Oya, definisi yang jelas bakalan menolong kita untuk menentukan keputusan dan penilaian. Nggak ragu en bingung. Nggak kayak sekarang nih, menentukan definisinya aja sesuai persepsi masing-masing orang. Karuan aja hasilnya beragam. Ada yang bilang kalo berpose telanjang baru dibilang pornografi, ada juga yang bilang kalo masih mengenakan busana, meski kayak kekurangan bahan belum masuk definisi pornografi. Malah nih, kalo sesuai budaya ketimuran, belum dianggap porno. Misalnya kalo di Jawa pake kemben atau di Papua dengan kotekanya. Waduh, makin bingung aja tuh definisi pornografi.

Itu sebabnya, minimal kita paling nggak kudu buka kamus nih. Seperti disebutkan dalam Kamus Besar Bahasa Indonesia, bahwa pornografi adalah penggambaran tingkah laku secara erotis dengan lukisan atau tulisan untuk membangkitkan nafsu berahi; atau bahan bacaan yang dengan sengaja dan semata-mata dirancang untuk membangkitkan nafsu berahi dalam seks.
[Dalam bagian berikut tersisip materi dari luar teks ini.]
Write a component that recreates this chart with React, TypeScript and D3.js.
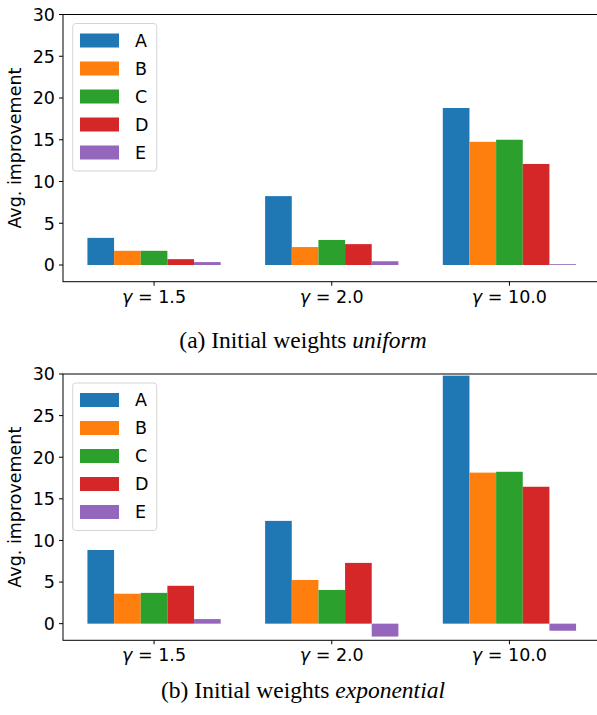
import { useEffect, useRef } from 'react';
import * as d3 from 'd3';

const gammas = ['1.5', '2.0', '10.0'];
const methods = ['A', 'B', 'C', 'D', 'E'];
const colors = ['#1f77b4', '#ff7f0e', '#2ca02c', '#d62728', '#9467bd'];
const yTicks = [0, 5, 10, 15, 20, 25, 30];

// rows = methods, cols = gamma
const uniformValues = [
  [3.25, 8.25, 18.8],
  [1.7, 2.15, 14.75],
  [1.7, 3.0, 15.0],
  [0.7, 2.5, 12.1],
  [0.35, 0.45, 0.1],
];
const exponentialValues = [
  [8.85, 12.35, 29.8],
  [3.6, 5.25, 18.15],
  [3.7, 4.05, 18.25],
  [4.55, 7.3, 16.45],
  [0.55, -1.55, -0.85],
];

const W = 597;
const H = 715;
const tickFont = '"DejaVu Sans", sans-serif';
const fs = '17.5px';
const barW = 0.15;

const App = () => {
  const svgRef = useRef(null);

  useEffect(() => {
    const svg = d3.select(svgRef.current);
    svg.selectAll('*').remove();

    const x = d3.scaleLinear().domain([-0.5125, 2.5125]).range([63, 600.5]);

    const panel = (values, top, bottom, prefix, word, captionY) => {
      const g = svg.append('g');
      const y = d3.scaleLinear().domain([-2, 30]).range([bottom, top]);

      // bars
      values.forEach((row, i) => {
        g.append('g')
          .selectAll('rect')
          .data(row)
          .join('rect')
          .attr('x', (d, j) => x(j + (i - 2) * barW - barW / 2))
          .attr('width', x(barW) - x(0))
          .attr('y', d => y(Math.max(0, d)))
          .attr('height', d => Math.abs(y(d) - y(0)))
          .attr('fill', colors[i]);
      });

      // spines
      g.append('rect')
        .attr('x', x.range()[0])
        .attr('y', top)
        .attr('width', x.range()[1] - x.range()[0])
        .attr('height', bottom - top)
        .attr('fill', 'none')
        .attr('stroke', '#000')
        .attr('stroke-width', 1);

      // y axis
      const yt = g.append('g');
      yTicks.forEach(t => {
        yt.append('line')
          .attr('x1', 59).attr('x2', 63)
          .attr('y1', y(t)).attr('y2', y(t))
          .attr('stroke', '#000');
        yt.append('text')
          .attr('x', 55)
          .attr('y', y(t))
          .attr('dy', '0.36em')
          .attr('text-anchor', 'end')
          .style('font-family', tickFont)
          .style('font-size', fs)
          .attr('fill', '#000')
          .text(t);
      });

      g.append('text')
        .attr('transform', `translate(21,${(top + bottom) / 2}) rotate(-90)`)
        .attr('text-anchor', 'middle')
        .style('font-family', tickFont)
        .style('font-size', fs)
        .text('Avg. improvement');

      // x axis
      gammas.forEach((lab, j) => {
        g.append('line')
          .attr('x1', x(j)).attr('x2', x(j))
          .attr('y1', bottom).attr('y2', bottom + 4)
          .attr('stroke', '#000');
        const t = g.append('text')
          .attr('x', x(j))
          .attr('y', bottom + 21)
          .attr('text-anchor', 'middle')
          .style('font-family', tickFont)
          .style('font-size', fs);
        t.append('tspan').style('font-style', 'italic').text('γ');
        t.append('tspan').text(` = ${lab}`);
      });

      // legend
      const lg = g.append('g').attr('transform', `translate(0,${top})`);
      lg.append('rect')
        .attr('x', 72.7).attr('y', 9)
        .attr('width', 84).attr('height', 147.5)
        .attr('rx', 3)
        .attr('fill', '#fff')
        .attr('fill-opacity', 0.8)
        .attr('stroke', '#d5d5d5');
      methods.forEach((m, i) => {
        const cy = 26 + i * 28;
        lg.append('rect')
          .attr('x', 80).attr('y', cy - 7)
          .attr('width', 39).attr('height', 14)
          .attr('fill', colors[i]);
        lg.append('text')
          .attr('x', 135).attr('y', cy)
          .attr('dy', '0.36em')
          .style('font-family', tickFont)
          .style('font-size', fs)
          .text(m);
      });

      // caption
      const c = svg.append('text')
        .attr('x', 303)
        .attr('y', captionY)
        .attr('text-anchor', 'middle')
        .style('font-family', '"Liberation Serif", "Times New Roman", serif')
        .style('font-size', '23.5px');
      c.append('tspan').text(`${prefix} Initial weights `);
      c.append('tspan').style('font-style', 'italic').text(word);
    };

    panel(uniformValues, 14.5, 281.7, '(a)', 'uniform', 348);
    panel(exponentialValues, 374, 640.3, '(b)', 'exponential', 697.5);
  }, []);

  return (
    <svg
      ref={svgRef}
      width={W}
      height={H}
      style={{ position: 'absolute', left: 0, top: 0, background: '#fff' }}
    />
  );
};

export default App;
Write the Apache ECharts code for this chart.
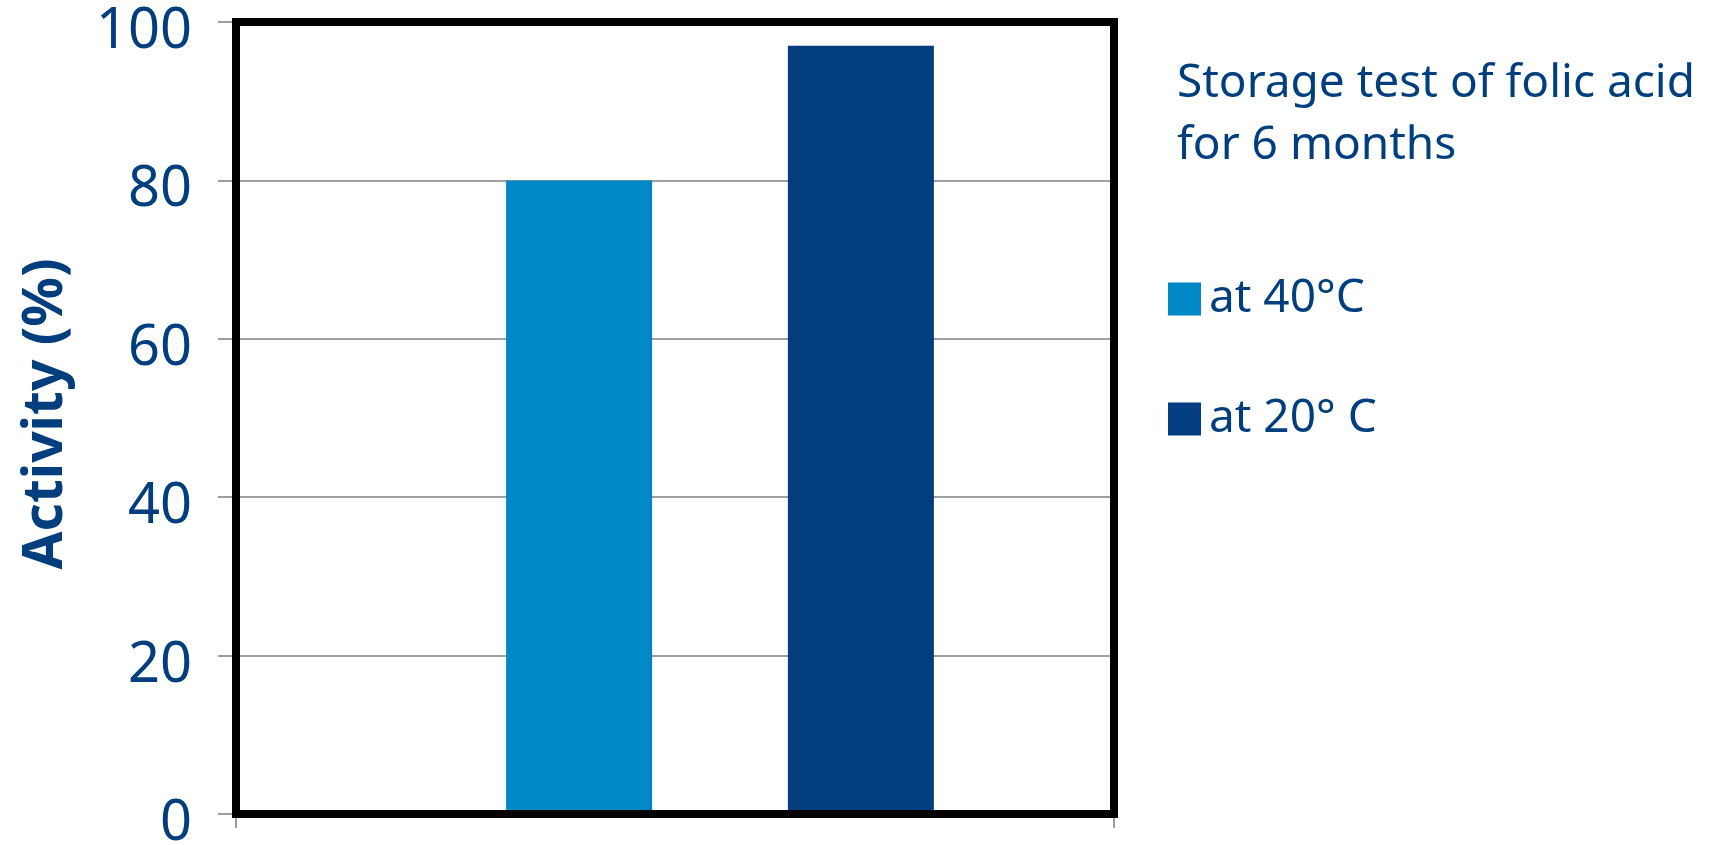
<!DOCTYPE html>
<html>
<head>
<meta charset="utf-8">
<script src="https://cdn.jsdelivr.net/npm/echarts@6/dist/echarts.min.js"></script>
<style>
  html, body { margin: 0; padding: 0; background: #ffffff; }
  #chart { width: 1712px; height: 845px; }
</style>
</head>
<body>
<div id="chart"></div>
<script>
// Folic acid activity after 6 months of storage
const categories = ['6 months'];
const seriesNames = ['at 40°C', 'at 20° C'];
const activity40 = [80];
const activity20 = [97];
const yTicks = { min: 0, max: 100, interval: 20 };
const titleLines = ['Storage test of folic acid', 'for 6 months'];

const textBlue = '#003E7E';
const lightBlue = '#0087C5';
const darkBlue = '#023D80';
const font = 'Noto Sans';

const chart = echarts.init(document.getElementById('chart'));

chart.setOption({
  backgroundColor: '#ffffff',
  animation: false,
  title: {
    text: titleLines.join('\n'),
    left: 1177,
    top: 53,
    padding: 0,
    textStyle: {
      color: textBlue,
      fontFamily: font,
      fontWeight: 'normal',
      fontSize: 46,
      lineHeight: 62
    }
  },
  legend: {
    orient: 'vertical',
    left: 1168,
    top: 276,
    padding: 0,
    itemWidth: 33,
    itemHeight: 33,
    itemGap: 74,
    icon: 'rect',
    data: seriesNames,
    textStyle: {
      color: textBlue,
      fontFamily: font,
      fontSize: 46,
      padding: [0, 0, 0, 3]
    }
  },
  grid: [
    // frame, gridlines and ticks
    {
      left: 236, right: 1712 - 1114, top: 22, bottom: 845 - 814,
      outerBoundsMode: 'none',
      show: true, borderColor: '#000000', borderWidth: 8,
      backgroundColor: 'transparent', z: 5
    },
    // bar placement
    {
      left: 326, right: 1712 - 1114, top: 22, bottom: 845 - 814,
      outerBoundsMode: 'none'
    }
  ],
  xAxis: [
    {
      type: 'category', gridIndex: 0, data: categories,
      boundaryGap: true,
      axisLine: { show: false },
      axisTick: { show: true, length: 14, lineStyle: { color: '#7f7f7f', width: 1.5 } },
      axisLabel: { show: false },
      splitLine: { show: false }
    },
    {
      type: 'category', gridIndex: 1, data: categories,
      axisLine: { show: false }, axisTick: { show: false },
      axisLabel: { show: false }, splitLine: { show: false }
    }
  ],
  yAxis: [
    {
      type: 'value', gridIndex: 0,
      min: yTicks.min, max: yTicks.max, interval: yTicks.interval,
      name: 'Activity (%)',
      nameLocation: 'middle',
      nameGap: 162,
      nameTextStyle: {
        color: textBlue, fontFamily: font, fontWeight: 'bold', fontSize: 55,
        padding: [0, 0, 0, 8]
      },
      axisLine: { show: false },
      axisTick: { show: true, length: 18, lineStyle: { color: '#7f7f7f', width: 1.5 } },
      axisLabel: {
        color: textBlue, fontFamily: font, fontSize: 56, margin: 44,
        verticalAlign: 'top', lineHeight: 20
      },
      splitLine: { show: true, lineStyle: { color: '#808080', width: 1.5 } }
    },
    {
      type: 'value', gridIndex: 1,
      min: yTicks.min, max: yTicks.max, interval: yTicks.interval,
      axisLine: { show: false }, axisTick: { show: false },
      axisLabel: { show: false }, splitLine: { show: false }
    }
  ],
  series: [
    {
      name: seriesNames[0], type: 'bar', xAxisIndex: 1, yAxisIndex: 1,
      data: activity40, barWidth: 146, barGap: '93%',
      itemStyle: { color: lightBlue }, z: 2
    },
    {
      name: seriesNames[1], type: 'bar', xAxisIndex: 1, yAxisIndex: 1,
      data: activity20, barWidth: 146, barGap: '93%',
      itemStyle: { color: darkBlue }, z: 2
    }
  ]
});
</script>
</body>
</html>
Dalam Microsoft Encarta Dictionary Tools, pornografi didefinisikan sebagai sexually explicit material: films, magazines, writings, photographs, or other materials that are sexually explicit and intended to cause sexual arousal. Tuh jelas banget kan, bahwa pornografi tuh adalah penggambaran secara tegas tentang seksual; bisa dalam film, majalah, tulisan, foto dan bahan lainnya yang bermaksud menimbulkan rangsangan seksual.

Oya, pornografi tuh nggak ada hubungannya dengan kebebasan berekspresi dan seni. Karena sejatinya, estetika (seni) tetap harus berdampingan dengan etika.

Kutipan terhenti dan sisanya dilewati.